While I might like to go out and do more there are body parts protesting.
Wow John, it looks like you and all your readers are people who enjoy their solitude more than most.
I’ve been taking the six-mile gravel road trip to town regularly once a week and grudging any time I had to go twice a week. Now I’m trying to organize things so that I can go in once every two weeks.
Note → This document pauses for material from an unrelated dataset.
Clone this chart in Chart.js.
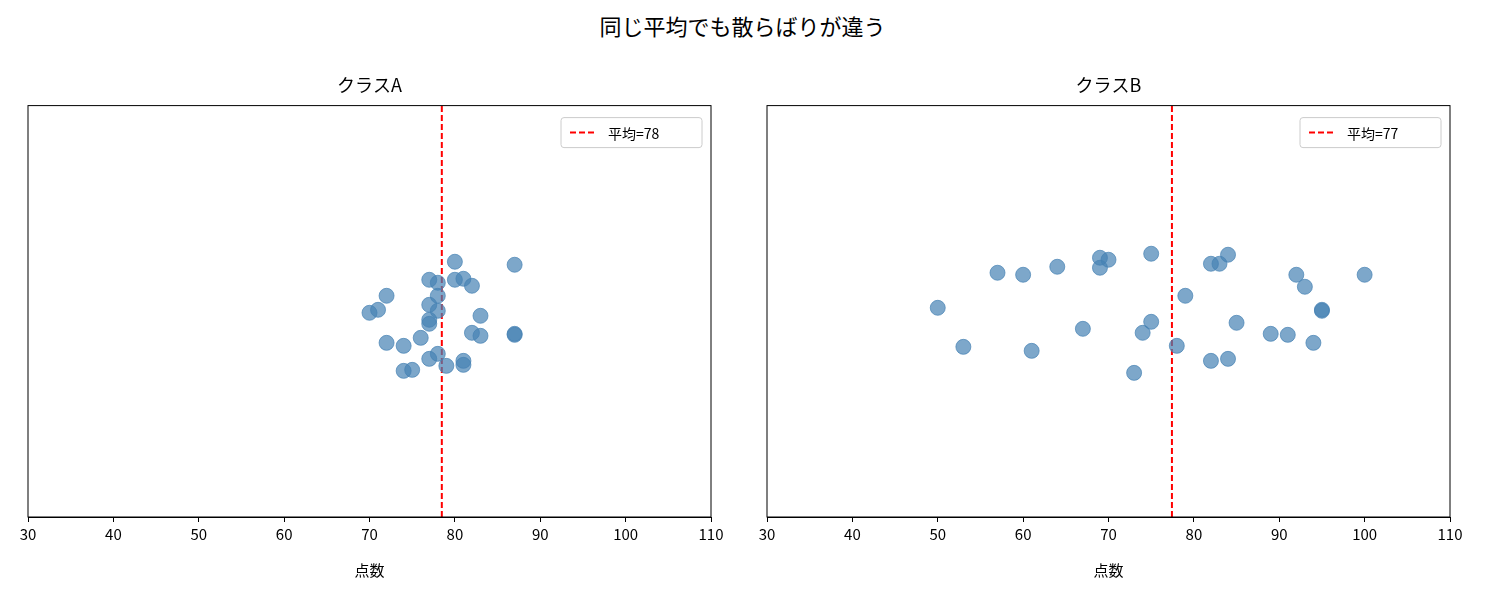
<!DOCTYPE html>
<html>
<head>
<meta charset="utf-8">
<script src="https://cdn.jsdelivr.net/npm/chart.js@4.4.0/dist/chart.umd.min.js"></script>
<style>
  body { margin: 0; background: #fff; font-family: "Noto Sans CJK JP", sans-serif; }
  #wrap { position: relative; width: 1485px; height: 596px; }
  #title { position: absolute; top: 9px; left: 0; width: 1485px; text-align: center; font-size: 22px; }
  .panel { position: absolute; top: 0; height: 596px; }
</style>
</head>
<body>
<div id="wrap">
  <div id="title">同じ平均でも散らばりが違う</div>
  <div class="panel" style="left:0;width:730px"><canvas id="chartA"></canvas></div>
  <div class="panel" style="left:739px;width:730px"><canvas id="chartB"></canvas></div>
</div>
<script>
const xTicks = [30, 40, 50, 60, 70, 80, 90, 100, 110];

const scoresA = [80, 87, 77, 78, 80, 81, 82, 72, 78, 77, 71, 70, 78, 83, 77, 77, 82, 83, 87, 87, 76, 72, 74, 78, 77, 81, 81, 79, 74, 75];
const jitterA = [255, 252, 237, 234, 237, 238, 231, 221, 221, 212, 207, 204, 206, 201, 197, 193, 184, 181, 183, 182, 179, 174, 171, 163, 158, 156, 152, 151, 146, 147];
const meanA = 78.47;

const scoresB = [50, 53, 57, 60, 61, 64, 67, 69, 69, 70, 73, 74, 75, 75, 78, 79, 82, 82, 83, 84, 84, 85, 89, 91, 92, 93, 94, 95, 95, 100];
const jitterB = [209, 170, 244, 242, 166, 250, 188, 259, 249, 257, 144, 184, 263, 195, 171, 221, 253, 156, 253, 262, 158, 194, 183, 182, 242, 230, 174, 206, 207, 242];
const meanB = 77.43;

const FONT = "'Noto Sans CJK JP', sans-serif";

// frame and legend drawn on top of the plot area
const framePlugin = {
  id: "frame",
  afterDraw(chart, args, opts) {
    const { ctx, chartArea: a } = chart;
    ctx.save();
    ctx.strokeStyle = "#000";
    ctx.lineWidth = 1;
    ctx.strokeRect(a.left, a.top, a.right - a.left, a.bottom - a.top);
    // legend box
    const w = 141, h = 30;
    const bx = a.right - 9 - w, by = a.top + 12;
    ctx.fillStyle = "rgba(255,255,255,0.8)";
    ctx.strokeStyle = "#ccc";
    ctx.beginPath();
    ctx.roundRect(bx, by, w, h, 3);
    ctx.fill();
    ctx.stroke();
    ctx.strokeStyle = "red";
    ctx.lineWidth = 2;
    ctx.setLineDash([6, 3]);
    ctx.beginPath();
    ctx.moveTo(bx + 9, by + h / 2);
    ctx.lineTo(bx + 35, by + h / 2);
    ctx.stroke();
    ctx.setLineDash([]);
    ctx.fillStyle = "#000";
    ctx.font = "14px " + FONT;
    ctx.textBaseline = "middle";
    ctx.fillText(opts.label, bx + 47, by + h / 2 + 1);
    ctx.restore();
  }
};

function makeChart(id, title, scores, jitter, mean, label) {
  const pts = scores.map((x, i) => ({ x: x, y: jitter[i] }));
  return new Chart(document.getElementById(id), {
    type: "scatter",
    data: {
      datasets: [
        {
          data: pts,
          pointRadius: 7.5,
          pointHoverRadius: 7.5,
          backgroundColor: "rgba(70,130,180,0.7)",
          borderColor: "rgba(70,130,180,0.7)",
          borderWidth: 1
        },
        {
          type: "line",
          data: [{ x: mean, y: 0 }, { x: mean, y: 411 }],
          borderColor: "red",
          borderWidth: 2,
          borderDash: [6, 3],
          pointRadius: 0
        }
      ]
    },
    options: {
      responsive: false,
      animation: false,
      devicePixelRatio: 1,
      layout: { padding: { left: 28, right: 19, top: 0, bottom: 0 } },
      plugins: {
        legend: { display: false },
        tooltip: { enabled: false },
        title: {
          display: true,
          text: title,
          color: "#000",
          font: { family: FONT, size: 18, weight: "normal" },
          padding: { top: 74, bottom: 10 }
        },
        frame: { label: label }
      },
      scales: {
        x: {
          type: "linear",
          min: 30,
          max: 110,
          afterBuildTicks: (s) => { s.ticks = xTicks.map((v) => ({ value: v })); },
          afterFit: (s) => { s.height = 79; },
          grid: { drawOnChartArea: false, drawTicks: true, tickLength: 5, color: "#000" },
          border: { color: "#000" },
          ticks: { color: "#000", font: { family: FONT, size: 15 }, padding: 3, maxRotation: 0 },
          title: { display: true, text: "点数", color: "#000", font: { family: FONT, size: 15 }, padding: { top: 2, bottom: 17 } }
        },
        y: { display: false, min: 0, max: 411 }
      }
    },
    plugins: [framePlugin]
  });
}

for (const id of ["chartA", "chartB"]) {
  const c = document.getElementById(id);
  c.width = 730; c.height = 596;
}
makeChart("chartA", "クラスA", scoresA, jitterA, meanA, "平均=78");
makeChart("chartB", "クラスB", scoresB, jitterB, meanB, "平均=77");
</script>
</body>
</html>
I hope we don’t all need Prozac.
I cannot financially afford to become a recluse, but if I could, I would. The occasional speech to garden club members, a la May Sarton in her later years, would suffice to keep the smell of humanity a closer memory than that of distant childhood. Of course, then my vast public audience would miss me (or would they instead mail me Prozac packages with good wishes for my relationship with the silence of what books and mental tributaries say to me). I enjoy the outdoors, rain or shine, but people oftentimes ruin the terrain. I snap a lot of photographs, but prefer to edge my camera’s lens around the protuberence of human creatures in favor of life forms whose only attitude involves the urge to survive another turn around another corner. Give me solitude, or give me money to afford the same!
You are not really reclusive if you chat pleasantly with people all over the world every day. You do that with your blog. You don’t have to go out and about to stay connected. I always marvel at the way you make the ordinary everyday stuff interesting to read. I think it is because you write beautiful sentences. Keep on keeping on. Your readers need you.
I’d also noticed you seemed more reclusive, and well, down, this year. I started reading your archives from the start and the difference was obvious in the tone of your writing. It made me feel sad. I’m sure it is just age getting on with us all, but I don’t think it helps having Graham away so much either. I know when my boy goes away he takes the light out of the day with him.